I'd suggest passing in the main FileID as a param here, and decomposing the start/end locations into (FileID, Offset), and bailing out if either FID doesn't match.
This subsumes the macro check (since macro expansions have their own FileIDs) though you might want to keep it to be explicit, as we likely want to support some cases later.

As a bonus, then you get to use SourceManager::get{Line,Column}Number(FileID, Offset) instead of the "spelling" variants that are slightly confusing as we've already established we have a file location already.

63

strictly this should probably be findLastChild both semantically and for performance... but that doesn't exist, because it's a single-linked list for now.

Not a big deal in practice, but we should fix this (and add STL iterators!)

164

this actually does the right thing (traverses the ASTContext's registered roots rather than the TUDecl itself), but... what a misleading API. We should fix that to take ASTContext instead...

(Not in this patch, maybe a followup?)

clang/include/clang/Tooling/Syntax/Tree.h
184

I think it's more conventional to implement the const variant and use const_cast for the non-const variant, so the compiler will verify that the function implementation is const, and the cast is just adding "I know if I'm not const then the returned object isn't either".

By implementing the *non-const* variant, the compiler doesn't help you verify any part of the const contract.

kbobyrev updated this revision to Diff 300479.Oct 24 2020, 6:12 AM
kbobyrev marked 3 inline comments as done.

Decompose locations and add checks for FileID == MainFileID.

Also, rebase on top of master.

kbobyrev added inline comments.Oct 24 2020, 7:43 AM
clang-tools-extra/clangd/SemanticSelection.cpp
63

Added a FIXME.

kbobyrev marked an inline comment as done.Oct 26 2020, 3:12 AM
sammccall accepted this revision.Oct 27 2020, 8:13 AM
sammccall added inline comments.
clang-tools-extra/clangd/SemanticSelection.cpp
42

just use SourceLocations or SourceRange here? We have the SourceManager to decompose them anyway.

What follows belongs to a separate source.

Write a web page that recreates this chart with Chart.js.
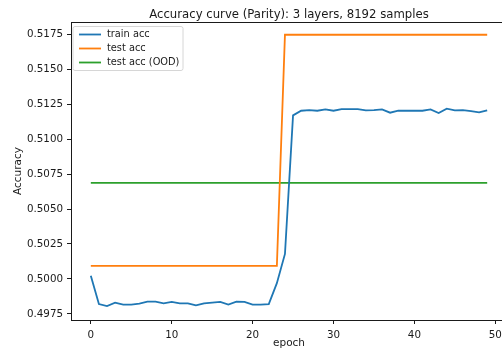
<!DOCTYPE html>
<html>
<head>
<meta charset="utf-8">
<script src="https://cdn.jsdelivr.net/npm/chart.js@4"></script>
<style>
  html, body { margin: 0; padding: 0; background: #fff; overflow: hidden; }
  #wrap { width: 507px; height: 350px; position: relative; }
</style>
</head>
<body>
<div id="wrap"><canvas id="accChart"></canvas></div>
<script>
// data
const epochs = [0, 1, 2, 3, 4, 5, 6, 7, 8, 9, 10, 11, 12, 13, 14, 15, 16, 17, 18, 19,
  20, 21, 22, 23, 24, 25, 26, 27, 28, 29, 30, 31, 32, 33, 34, 35, 36, 37, 38, 39,
  40, 41, 42, 43, 44, 45, 46, 47, 48, 49];
const trainAcc = [0.50024, 0.49821, 0.49807, 0.49831, 0.49817, 0.49817, 0.49824, 0.49838, 0.49838, 0.49826,
  0.49836, 0.49826, 0.49826, 0.49812, 0.49826, 0.49831, 0.49836, 0.49817, 0.49838, 0.49836,
  0.49817, 0.49817, 0.49821, 0.49970, 0.50179, 0.51169, 0.51202, 0.51207, 0.51202, 0.51212,
  0.51202, 0.51214, 0.51214, 0.51214, 0.51205, 0.51207, 0.51212, 0.51188, 0.51202, 0.51202,
  0.51202, 0.51202, 0.51212, 0.51186, 0.51217, 0.51205, 0.51207, 0.51200, 0.51190, 0.51205];
const testAcc = [0.50093, 0.50093, 0.50093, 0.50093, 0.50093, 0.50093, 0.50093, 0.50093, 0.50093, 0.50093,
  0.50093, 0.50093, 0.50093, 0.50093, 0.50093, 0.50093, 0.50093, 0.50093, 0.50093, 0.50093,
  0.50093, 0.50093, 0.50093, 0.50093, 0.51745, 0.51745, 0.51745, 0.51745, 0.51745, 0.51745,
  0.51745, 0.51745, 0.51745, 0.51745, 0.51745, 0.51745, 0.51745, 0.51745, 0.51745, 0.51745,
  0.51745, 0.51745, 0.51745, 0.51745, 0.51745, 0.51745, 0.51745, 0.51745, 0.51745, 0.51745];
const testAccOOD = [0.50687, 0.50687, 0.50687, 0.50687, 0.50687, 0.50687, 0.50687, 0.50687, 0.50687, 0.50687,
  0.50687, 0.50687, 0.50687, 0.50687, 0.50687, 0.50687, 0.50687, 0.50687, 0.50687, 0.50687,
  0.50687, 0.50687, 0.50687, 0.50687, 0.50687, 0.50687, 0.50687, 0.50687, 0.50687, 0.50687,
  0.50687, 0.50687, 0.50687, 0.50687, 0.50687, 0.50687, 0.50687, 0.50687, 0.50687, 0.50687,
  0.50687, 0.50687, 0.50687, 0.50687, 0.50687, 0.50687, 0.50687, 0.50687, 0.50687, 0.50687];
const xTicks = [0, 10, 20, 30, 40, 50];
const yTicks = [0.4975, 0.5000, 0.5025, 0.5050, 0.5075, 0.5100, 0.5125, 0.5150, 0.5175];
const seriesNames = ['train acc', 'test acc', 'test acc (OOD)'];
const seriesColors = ['#1f77b4', '#ff7f0e', '#2ca02c'];
const chartTitle = 'Accuracy curve (Parity): 3 layers, 8192 samples';

const FONT = 'DejaVu Sans';
const INK = '#1a1a1a';

function toPoints(ys) {
  return epochs.map((e, i) => ({ x: e, y: ys[i] }));
}

// title centred on the plot, box around the plot, legend in the upper left
const frameAndLegend = {
  id: 'frameAndLegend',
  afterDatasetsDraw(chart) {
    const { ctx, chartArea: a } = chart;
    ctx.save();
    ctx.strokeStyle = INK;
    ctx.lineWidth = 1;
    ctx.strokeRect(a.left + 0.5, a.top + 0.5, a.right - a.left, a.bottom - a.top);

    ctx.fillStyle = INK;
    ctx.font = '11.7px "' + FONT + '"';
    ctx.textAlign = 'center';
    ctx.textBaseline = 'middle';
    ctx.fillText(chartTitle, (a.left + a.right) / 2, 14.5);

    const bx = a.left + 2, by = a.top + 4.5, bw = 110, bh = 44;
    ctx.beginPath();
    ctx.roundRect(bx, by, bw, bh, 2);
    ctx.fillStyle = 'rgba(255,255,255,0.8)';
    ctx.fill();
    ctx.strokeStyle = '#d6d6d6';
    ctx.stroke();

    ctx.font = '9.8px "' + FONT + '"';
    ctx.textAlign = 'left';
    seriesNames.forEach((name, i) => {
      const y = by + 8 + i * 14;
      ctx.beginPath();
      ctx.moveTo(bx + 6, y);
      ctx.lineTo(bx + 28, y);
      ctx.strokeStyle = seriesColors[i];
      ctx.lineWidth = 1.8;
      ctx.stroke();
      ctx.fillStyle = INK;
      ctx.fillText(name, bx + 34, y);
    });
    ctx.restore();
  }
};

const accCtx = document.getElementById('accChart').getContext('2d');
const accChart = new Chart(accCtx, {
  type: 'line',
  data: {
    datasets: [{
      label: seriesNames[0],
      data: toPoints(trainAcc),
      borderColor: seriesColors[0],
      borderWidth: 1.8,
      pointRadius: 0,
      tension: 0,
      fill: false
    }, {
      label: seriesNames[1],
      data: toPoints(testAcc),
      borderColor: seriesColors[1],
      borderWidth: 1.8,
      pointRadius: 0,
      tension: 0,
      fill: false
    }, {
      label: seriesNames[2],
      data: toPoints(testAccOOD),
      borderColor: seriesColors[2],
      borderWidth: 1.8,
      pointRadius: 0,
      tension: 0,
      fill: false
    }]
  },
  options: {
    responsive: true,
    maintainAspectRatio: false,
    animation: false,
    events: [],
    layout: { padding: { left: 12, right: 0, top: 22, bottom: 0 } },
    plugins: {
      legend: { display: false },
      tooltip: { enabled: false },
      title: { display: false }
    },
    scales: {
      x: {
        type: 'linear',
        min: -2.45,
        max: 51.45,
        afterBuildTicks: (s) => { s.ticks = xTicks.map(v => ({ value: v })); },
        afterFit: (s) => { s.height = 30; },
        ticks: {
          color: INK,
          font: { family: FONT, size: 10.3 },
          padding: 5,
          maxRotation: 0,
          callback: (v) => String(v)
        },
        grid: { drawOnChartArea: false, drawTicks: true, tickLength: 4, color: INK },
        border: { display: true, color: INK },
        title: {
          display: true,
          text: 'epoch',
          color: INK,
          font: { family: FONT, size: 10.5 },
          padding: { top: 0, bottom: 0 }
        }
      },
      y: {
        type: 'linear',
        min: 0.49707,
        max: 0.51836,
        afterBuildTicks: (s) => { s.ticks = yTicks.map(v => ({ value: v })); },
        afterFit: (s) => { s.width = 59; },
        ticks: {
          color: INK,
          font: { family: FONT, size: 10.3 },
          padding: 4,
          callback: (v) => v.toFixed(4)
        },
        grid: { drawOnChartArea: false, drawTicks: true, tickLength: 4, color: INK },
        border: { display: true, color: INK },
        title: {
          display: true,
          text: 'Accuracy',
          color: INK,
          font: { family: FONT, size: 10.5 },
          padding: { top: 0, bottom: 0 }
        }
      }
    }
  },
  plugins: [frameAndLegend]
});
</script>
</body>
</html>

This revision is now accepted and ready to land.Oct 27 2020, 8:13 AM
kbobyrev updated this revision to Diff 301008.Oct 27 2020, 8:41 AM

Address post-LGTM comments.

kbobyrev marked an inline comment as done.Oct 27 2020, 8:42 AM
kbobyrev updated this revision to Diff 301009.Oct 27 2020, 8:44 AM

Resolve merge conflict.

This revision was landed with ongoing or failed builds.Oct 27 2020, 8:51 AM
This revision was automatically updated to reflect the committed changes.